AllMusic: Does a song like that have a place in the live set?
Blake: I do, actually, I think something as spare as that could work well live, because you could really use the detail, there’s a big thumping kick drum and acoustic guitar, it’s very simple, so it should translate well in a live context.
AllMusic: Of the songs the other guys brought in, did anything especially blow you away?
Blake: There’s a lot of things, but one of my favorites is Raymond’s song that has the Krautrock-y section at the end, “I Was Beautiful When I Was Alive,” I really like where that song goes. It starts with a fairly slow, downbeat thing, and then it changes into this sort of metronomic outro section, which I really like. Raymond was recording a lot of the record, being the engineer, so he had to wait until the end before he could put down his vocal parts, and we were all waiting in anticipation to see what he’d come up with, and I think those are the freshest for me.
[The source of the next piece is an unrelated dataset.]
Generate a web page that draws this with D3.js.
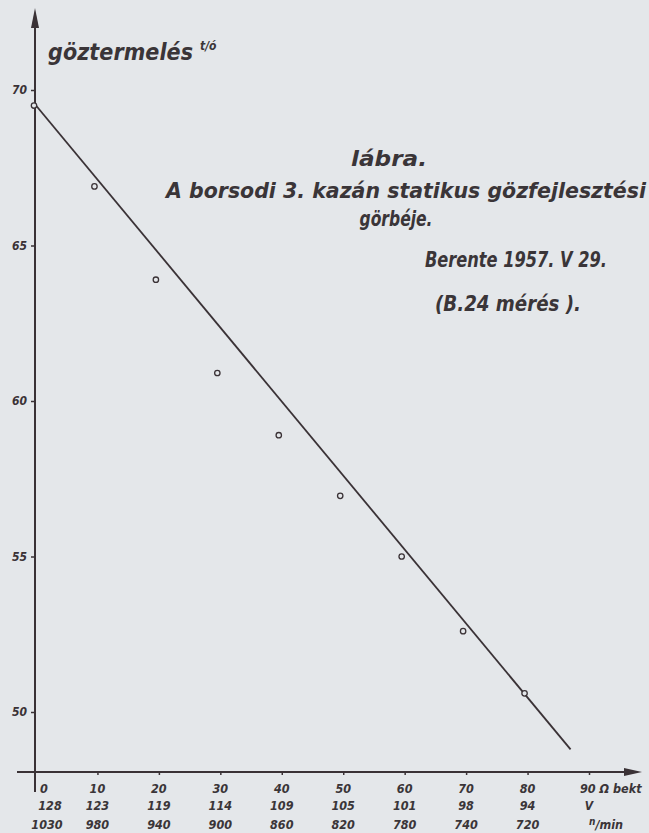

It’s masochistic to listen to your own music, so I won’t be playing it any more. You play it a lot when you make the record and when you’re mastering it and getting ready for the release, but after that, you don’t get the same enjoyment. The creative process is the thing the musicians get the most enjoyment from, and once you’re finished, you say, “Move on.” I think I’m now at that stage. We still have to play them live, which will be nice, we haven’t even rehearsed them yet, we have to arrange them for the live shows.
AllMusic: On the first album, you had a writing credit on nearly every song. Are you glad that duty has become more shared as the band has gone on?
Blake: Sure. It’s been helpful that the band’s maintained a decent standard of quality through it all, because if you’re looking for one person to write ten albums’ worth of material, that’s like 120 songs, and it’s difficult enough to write one. By spreading the songwriting duties, it helps us keep a reasonable standard across the 10 albums, we’ll come into the studio with six songs each and self-edit them down to four, and use extras for B-sides.
AllMusic: If someone in 1990 had told you that this band would make 10 albums...
Blake: I think I would have been surprised by that. Most bands would be, not many people get to 10 records, bands break up, often after one record. It’s a great achievement, it’s something we can look back and be proud of.
'Here' is out today on Merge Records. Teenage Fanclub will be on the road for the rest of 2016.